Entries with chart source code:
————————
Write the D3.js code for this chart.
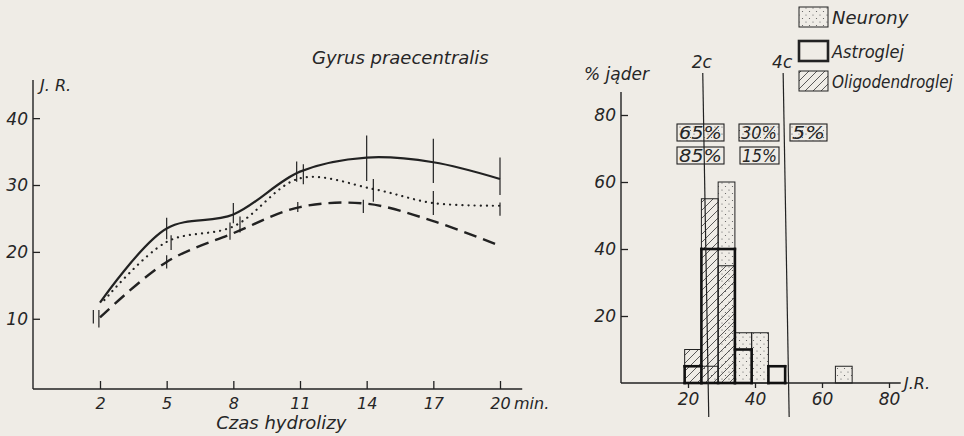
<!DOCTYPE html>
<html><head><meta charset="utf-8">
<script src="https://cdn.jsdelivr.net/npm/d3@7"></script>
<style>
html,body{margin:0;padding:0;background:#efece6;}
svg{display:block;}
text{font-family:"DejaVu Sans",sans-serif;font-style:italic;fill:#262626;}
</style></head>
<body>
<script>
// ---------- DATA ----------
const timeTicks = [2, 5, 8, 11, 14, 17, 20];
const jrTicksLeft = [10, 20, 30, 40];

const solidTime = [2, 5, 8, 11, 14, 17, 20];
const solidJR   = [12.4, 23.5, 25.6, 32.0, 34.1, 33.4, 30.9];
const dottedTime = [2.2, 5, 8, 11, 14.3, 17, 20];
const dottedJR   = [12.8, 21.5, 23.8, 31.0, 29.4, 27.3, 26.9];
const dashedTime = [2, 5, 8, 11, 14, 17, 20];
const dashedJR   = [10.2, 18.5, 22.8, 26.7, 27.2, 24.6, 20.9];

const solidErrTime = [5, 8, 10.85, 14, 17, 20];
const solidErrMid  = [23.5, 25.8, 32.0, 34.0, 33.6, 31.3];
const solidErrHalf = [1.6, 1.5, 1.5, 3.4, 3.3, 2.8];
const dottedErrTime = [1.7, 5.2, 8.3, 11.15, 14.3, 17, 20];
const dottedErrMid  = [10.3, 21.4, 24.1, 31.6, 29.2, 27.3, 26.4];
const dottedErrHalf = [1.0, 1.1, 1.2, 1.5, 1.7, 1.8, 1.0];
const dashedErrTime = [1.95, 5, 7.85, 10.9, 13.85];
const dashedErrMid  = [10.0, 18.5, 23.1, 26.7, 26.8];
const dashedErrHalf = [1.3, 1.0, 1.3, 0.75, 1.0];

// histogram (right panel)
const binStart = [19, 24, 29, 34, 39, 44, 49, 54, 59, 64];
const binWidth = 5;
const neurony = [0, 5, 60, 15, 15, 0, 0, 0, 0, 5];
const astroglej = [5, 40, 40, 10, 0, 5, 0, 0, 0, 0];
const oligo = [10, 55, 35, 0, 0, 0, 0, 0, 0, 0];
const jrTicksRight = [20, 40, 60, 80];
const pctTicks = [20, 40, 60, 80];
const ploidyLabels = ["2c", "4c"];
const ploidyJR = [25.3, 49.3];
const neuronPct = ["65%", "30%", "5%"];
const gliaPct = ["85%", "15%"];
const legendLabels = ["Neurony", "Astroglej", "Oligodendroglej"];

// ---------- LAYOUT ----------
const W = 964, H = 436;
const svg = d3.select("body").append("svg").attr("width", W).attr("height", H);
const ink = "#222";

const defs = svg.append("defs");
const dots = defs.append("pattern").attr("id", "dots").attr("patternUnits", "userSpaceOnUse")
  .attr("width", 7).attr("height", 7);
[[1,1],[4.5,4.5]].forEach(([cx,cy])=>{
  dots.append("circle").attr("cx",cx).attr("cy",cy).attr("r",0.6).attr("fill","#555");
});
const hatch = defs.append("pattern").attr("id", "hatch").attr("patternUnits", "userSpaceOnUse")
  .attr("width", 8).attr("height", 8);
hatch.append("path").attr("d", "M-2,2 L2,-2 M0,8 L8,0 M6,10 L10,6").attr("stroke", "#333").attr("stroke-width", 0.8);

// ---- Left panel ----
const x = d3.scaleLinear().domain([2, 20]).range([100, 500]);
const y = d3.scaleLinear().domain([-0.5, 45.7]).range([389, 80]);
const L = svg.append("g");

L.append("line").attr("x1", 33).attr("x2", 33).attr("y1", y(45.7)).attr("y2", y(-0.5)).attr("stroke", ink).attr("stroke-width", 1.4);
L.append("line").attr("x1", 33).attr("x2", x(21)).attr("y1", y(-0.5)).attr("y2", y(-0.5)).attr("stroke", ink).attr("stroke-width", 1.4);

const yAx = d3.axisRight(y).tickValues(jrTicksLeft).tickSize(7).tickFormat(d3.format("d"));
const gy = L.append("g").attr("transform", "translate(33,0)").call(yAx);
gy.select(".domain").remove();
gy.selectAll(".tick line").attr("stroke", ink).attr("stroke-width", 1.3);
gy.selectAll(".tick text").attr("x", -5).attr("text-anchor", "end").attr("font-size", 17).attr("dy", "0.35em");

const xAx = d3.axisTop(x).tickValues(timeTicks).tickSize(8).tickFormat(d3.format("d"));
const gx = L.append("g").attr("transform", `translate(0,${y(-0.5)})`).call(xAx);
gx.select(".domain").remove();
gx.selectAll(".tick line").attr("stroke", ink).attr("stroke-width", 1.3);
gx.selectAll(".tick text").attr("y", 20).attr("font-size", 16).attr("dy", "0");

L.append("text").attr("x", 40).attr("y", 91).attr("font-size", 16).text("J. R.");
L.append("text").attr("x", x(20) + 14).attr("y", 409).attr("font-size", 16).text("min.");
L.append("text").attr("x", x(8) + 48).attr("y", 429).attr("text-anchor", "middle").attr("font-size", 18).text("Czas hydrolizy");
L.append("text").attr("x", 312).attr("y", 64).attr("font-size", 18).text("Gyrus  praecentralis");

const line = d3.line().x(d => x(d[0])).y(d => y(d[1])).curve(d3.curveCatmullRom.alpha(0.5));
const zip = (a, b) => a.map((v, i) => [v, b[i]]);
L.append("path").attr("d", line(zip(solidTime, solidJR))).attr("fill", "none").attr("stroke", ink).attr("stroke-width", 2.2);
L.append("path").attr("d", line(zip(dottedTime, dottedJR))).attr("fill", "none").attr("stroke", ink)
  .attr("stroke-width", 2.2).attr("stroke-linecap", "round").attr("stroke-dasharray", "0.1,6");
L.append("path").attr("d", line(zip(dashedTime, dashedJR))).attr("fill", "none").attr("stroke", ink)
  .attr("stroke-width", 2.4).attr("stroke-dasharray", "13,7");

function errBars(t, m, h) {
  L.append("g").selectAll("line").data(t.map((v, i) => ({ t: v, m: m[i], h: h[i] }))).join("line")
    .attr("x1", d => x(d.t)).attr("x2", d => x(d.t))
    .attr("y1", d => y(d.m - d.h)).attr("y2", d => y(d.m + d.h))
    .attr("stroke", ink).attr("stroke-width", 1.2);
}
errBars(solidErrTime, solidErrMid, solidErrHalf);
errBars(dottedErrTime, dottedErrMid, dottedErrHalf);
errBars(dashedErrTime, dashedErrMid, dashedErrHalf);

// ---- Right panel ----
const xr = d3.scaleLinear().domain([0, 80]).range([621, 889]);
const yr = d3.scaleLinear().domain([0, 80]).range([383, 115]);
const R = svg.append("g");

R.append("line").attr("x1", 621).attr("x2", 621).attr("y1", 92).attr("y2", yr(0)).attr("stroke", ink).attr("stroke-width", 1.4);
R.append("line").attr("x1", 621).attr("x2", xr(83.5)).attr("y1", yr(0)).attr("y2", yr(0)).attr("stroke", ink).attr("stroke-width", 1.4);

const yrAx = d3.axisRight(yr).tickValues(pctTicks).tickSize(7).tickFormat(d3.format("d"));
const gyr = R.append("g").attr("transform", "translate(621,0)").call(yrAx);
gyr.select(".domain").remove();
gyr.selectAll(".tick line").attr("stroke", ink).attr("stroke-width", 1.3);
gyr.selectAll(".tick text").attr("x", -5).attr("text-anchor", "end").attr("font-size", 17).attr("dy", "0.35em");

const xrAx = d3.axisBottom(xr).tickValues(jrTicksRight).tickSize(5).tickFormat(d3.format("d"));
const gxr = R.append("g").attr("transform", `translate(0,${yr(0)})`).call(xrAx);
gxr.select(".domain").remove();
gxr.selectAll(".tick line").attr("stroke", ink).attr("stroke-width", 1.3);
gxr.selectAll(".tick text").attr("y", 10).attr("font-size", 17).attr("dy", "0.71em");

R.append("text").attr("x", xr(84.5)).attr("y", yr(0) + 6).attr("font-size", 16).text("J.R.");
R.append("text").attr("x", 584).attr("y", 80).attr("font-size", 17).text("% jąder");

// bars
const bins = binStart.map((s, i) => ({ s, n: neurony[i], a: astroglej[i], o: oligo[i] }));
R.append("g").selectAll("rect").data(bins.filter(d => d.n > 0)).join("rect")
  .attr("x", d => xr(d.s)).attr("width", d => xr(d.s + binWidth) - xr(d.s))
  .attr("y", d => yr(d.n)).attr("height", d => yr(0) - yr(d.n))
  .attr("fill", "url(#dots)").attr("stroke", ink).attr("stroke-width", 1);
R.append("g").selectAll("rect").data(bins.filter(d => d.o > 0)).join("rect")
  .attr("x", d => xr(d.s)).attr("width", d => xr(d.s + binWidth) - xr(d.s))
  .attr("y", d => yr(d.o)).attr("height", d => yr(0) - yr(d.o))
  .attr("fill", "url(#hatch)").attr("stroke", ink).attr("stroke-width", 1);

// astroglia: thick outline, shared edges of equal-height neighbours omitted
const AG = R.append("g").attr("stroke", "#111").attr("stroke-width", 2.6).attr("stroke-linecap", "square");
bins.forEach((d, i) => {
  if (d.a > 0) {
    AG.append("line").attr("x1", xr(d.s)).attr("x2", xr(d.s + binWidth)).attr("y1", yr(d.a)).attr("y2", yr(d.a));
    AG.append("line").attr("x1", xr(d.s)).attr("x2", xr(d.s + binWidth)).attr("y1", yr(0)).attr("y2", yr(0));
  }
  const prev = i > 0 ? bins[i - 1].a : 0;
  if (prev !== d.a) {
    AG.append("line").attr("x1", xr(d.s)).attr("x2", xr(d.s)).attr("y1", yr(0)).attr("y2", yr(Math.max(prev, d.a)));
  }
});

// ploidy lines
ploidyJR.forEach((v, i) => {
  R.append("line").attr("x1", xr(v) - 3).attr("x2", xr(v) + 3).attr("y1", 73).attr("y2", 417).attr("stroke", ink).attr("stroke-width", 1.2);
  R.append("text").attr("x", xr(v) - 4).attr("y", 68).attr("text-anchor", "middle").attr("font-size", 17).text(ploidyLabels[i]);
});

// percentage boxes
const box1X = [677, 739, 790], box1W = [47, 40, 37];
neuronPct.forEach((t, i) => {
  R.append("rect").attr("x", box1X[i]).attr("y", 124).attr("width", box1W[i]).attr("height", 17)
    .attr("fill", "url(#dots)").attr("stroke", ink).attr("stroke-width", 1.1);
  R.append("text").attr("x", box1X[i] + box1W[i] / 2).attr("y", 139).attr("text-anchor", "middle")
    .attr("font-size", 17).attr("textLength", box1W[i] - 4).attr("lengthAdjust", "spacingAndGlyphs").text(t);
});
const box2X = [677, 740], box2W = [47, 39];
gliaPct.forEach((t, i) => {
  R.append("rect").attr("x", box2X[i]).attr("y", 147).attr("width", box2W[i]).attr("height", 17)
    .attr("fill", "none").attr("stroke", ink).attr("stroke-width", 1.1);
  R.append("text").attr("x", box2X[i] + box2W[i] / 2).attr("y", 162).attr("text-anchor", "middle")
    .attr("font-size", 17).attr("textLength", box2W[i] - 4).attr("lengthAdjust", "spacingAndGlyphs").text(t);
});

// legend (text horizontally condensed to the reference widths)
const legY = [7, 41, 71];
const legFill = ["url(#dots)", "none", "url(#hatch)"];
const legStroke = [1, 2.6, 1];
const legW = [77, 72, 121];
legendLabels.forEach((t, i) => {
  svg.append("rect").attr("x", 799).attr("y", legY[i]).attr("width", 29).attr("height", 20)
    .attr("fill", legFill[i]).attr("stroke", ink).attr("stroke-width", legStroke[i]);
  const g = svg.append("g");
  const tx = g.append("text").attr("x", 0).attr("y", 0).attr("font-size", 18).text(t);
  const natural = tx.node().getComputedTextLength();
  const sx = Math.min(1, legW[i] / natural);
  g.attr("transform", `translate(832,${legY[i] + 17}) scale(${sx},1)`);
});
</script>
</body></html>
————————
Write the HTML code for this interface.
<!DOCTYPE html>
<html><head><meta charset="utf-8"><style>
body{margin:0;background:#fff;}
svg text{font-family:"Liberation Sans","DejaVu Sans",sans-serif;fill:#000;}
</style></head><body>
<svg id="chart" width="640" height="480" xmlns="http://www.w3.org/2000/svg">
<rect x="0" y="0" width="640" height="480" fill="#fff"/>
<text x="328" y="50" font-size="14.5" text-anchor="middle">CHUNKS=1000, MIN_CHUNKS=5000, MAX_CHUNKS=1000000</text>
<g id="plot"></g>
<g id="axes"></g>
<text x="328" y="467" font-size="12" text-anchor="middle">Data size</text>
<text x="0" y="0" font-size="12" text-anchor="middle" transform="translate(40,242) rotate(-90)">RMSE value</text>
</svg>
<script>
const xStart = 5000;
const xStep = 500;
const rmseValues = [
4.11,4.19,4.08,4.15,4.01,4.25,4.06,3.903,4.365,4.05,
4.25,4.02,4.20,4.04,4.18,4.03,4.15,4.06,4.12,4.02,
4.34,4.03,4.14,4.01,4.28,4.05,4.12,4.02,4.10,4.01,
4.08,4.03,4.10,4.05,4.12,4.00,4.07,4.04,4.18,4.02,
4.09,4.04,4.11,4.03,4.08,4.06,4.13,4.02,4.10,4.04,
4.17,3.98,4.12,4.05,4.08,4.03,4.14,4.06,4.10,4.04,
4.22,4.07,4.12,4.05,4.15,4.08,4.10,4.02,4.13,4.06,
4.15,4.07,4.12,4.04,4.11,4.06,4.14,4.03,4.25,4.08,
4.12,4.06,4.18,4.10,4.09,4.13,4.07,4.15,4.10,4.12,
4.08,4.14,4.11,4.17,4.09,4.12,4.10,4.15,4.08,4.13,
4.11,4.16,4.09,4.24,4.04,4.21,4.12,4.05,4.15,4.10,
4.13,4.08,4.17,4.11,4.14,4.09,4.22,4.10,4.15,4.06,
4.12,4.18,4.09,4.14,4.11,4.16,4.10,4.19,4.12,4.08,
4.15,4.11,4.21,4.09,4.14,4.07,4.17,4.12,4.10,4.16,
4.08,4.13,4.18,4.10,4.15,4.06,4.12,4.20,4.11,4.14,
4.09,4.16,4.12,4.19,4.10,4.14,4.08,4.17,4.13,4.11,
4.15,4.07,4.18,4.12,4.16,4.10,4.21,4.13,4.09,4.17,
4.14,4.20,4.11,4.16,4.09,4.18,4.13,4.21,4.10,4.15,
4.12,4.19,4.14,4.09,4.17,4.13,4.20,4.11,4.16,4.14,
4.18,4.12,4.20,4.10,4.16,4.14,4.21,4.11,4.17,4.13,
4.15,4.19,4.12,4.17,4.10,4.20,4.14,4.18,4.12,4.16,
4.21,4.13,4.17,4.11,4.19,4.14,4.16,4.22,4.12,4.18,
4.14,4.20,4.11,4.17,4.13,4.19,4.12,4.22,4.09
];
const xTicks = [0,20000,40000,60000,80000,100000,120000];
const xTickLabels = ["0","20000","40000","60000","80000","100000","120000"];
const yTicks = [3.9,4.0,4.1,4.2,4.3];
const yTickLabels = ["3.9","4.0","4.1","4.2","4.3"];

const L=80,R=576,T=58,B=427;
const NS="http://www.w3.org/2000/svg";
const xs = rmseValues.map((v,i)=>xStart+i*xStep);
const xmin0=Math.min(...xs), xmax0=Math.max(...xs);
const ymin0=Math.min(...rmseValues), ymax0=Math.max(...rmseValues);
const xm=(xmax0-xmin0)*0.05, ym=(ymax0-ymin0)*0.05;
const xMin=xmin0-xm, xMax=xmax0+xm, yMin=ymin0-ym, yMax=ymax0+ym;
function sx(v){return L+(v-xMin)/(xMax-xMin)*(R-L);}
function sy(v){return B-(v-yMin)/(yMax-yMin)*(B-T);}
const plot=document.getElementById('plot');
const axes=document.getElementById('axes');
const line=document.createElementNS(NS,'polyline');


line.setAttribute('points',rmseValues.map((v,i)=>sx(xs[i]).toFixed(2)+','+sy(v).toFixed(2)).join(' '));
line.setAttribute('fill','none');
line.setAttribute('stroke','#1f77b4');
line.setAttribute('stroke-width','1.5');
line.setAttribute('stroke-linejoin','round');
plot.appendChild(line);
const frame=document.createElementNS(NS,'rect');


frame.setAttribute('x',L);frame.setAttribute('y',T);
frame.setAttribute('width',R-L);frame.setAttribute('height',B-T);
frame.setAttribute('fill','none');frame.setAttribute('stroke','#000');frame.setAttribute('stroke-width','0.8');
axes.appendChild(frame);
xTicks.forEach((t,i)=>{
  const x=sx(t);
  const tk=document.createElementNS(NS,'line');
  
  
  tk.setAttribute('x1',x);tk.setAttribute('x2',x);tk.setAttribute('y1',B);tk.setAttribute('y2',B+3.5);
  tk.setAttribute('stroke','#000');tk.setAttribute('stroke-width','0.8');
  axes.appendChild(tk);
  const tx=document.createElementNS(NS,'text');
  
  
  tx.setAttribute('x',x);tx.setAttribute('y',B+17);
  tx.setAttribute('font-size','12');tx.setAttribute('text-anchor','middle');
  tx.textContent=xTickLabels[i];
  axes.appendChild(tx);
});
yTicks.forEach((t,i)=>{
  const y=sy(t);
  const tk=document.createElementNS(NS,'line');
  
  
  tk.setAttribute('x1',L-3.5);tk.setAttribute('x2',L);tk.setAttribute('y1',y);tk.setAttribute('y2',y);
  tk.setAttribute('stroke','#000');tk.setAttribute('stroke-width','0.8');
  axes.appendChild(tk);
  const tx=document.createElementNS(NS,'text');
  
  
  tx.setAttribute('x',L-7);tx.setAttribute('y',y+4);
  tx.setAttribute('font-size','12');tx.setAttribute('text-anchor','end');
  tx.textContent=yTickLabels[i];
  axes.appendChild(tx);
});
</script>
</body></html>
————————
Given request:
Go to the line that contains "Write the D3.js code for this chart." and copy from there down to the line that contains "const jrTicksLeft = [10, 20, 30, 40];", with both lines included. Pass over the pictures.

Task result:
Write the D3.js code for this chart.
<!DOCTYPE html>
<html><head><meta charset="utf-8">
<script src="https://cdn.jsdelivr.net/npm/d3@7"></script>
<style>
html,body{margin:0;padding:0;background:#efece6;}
svg{display:block;}
text{font-family:"DejaVu Sans",sans-serif;font-style:italic;fill:#262626;}
</style></head>
<body>
<script>
// ---------- DATA ----------
const timeTicks = [2, 5, 8, 11, 14, 17, 20];
const jrTicksLeft = [10, 20, 30, 40];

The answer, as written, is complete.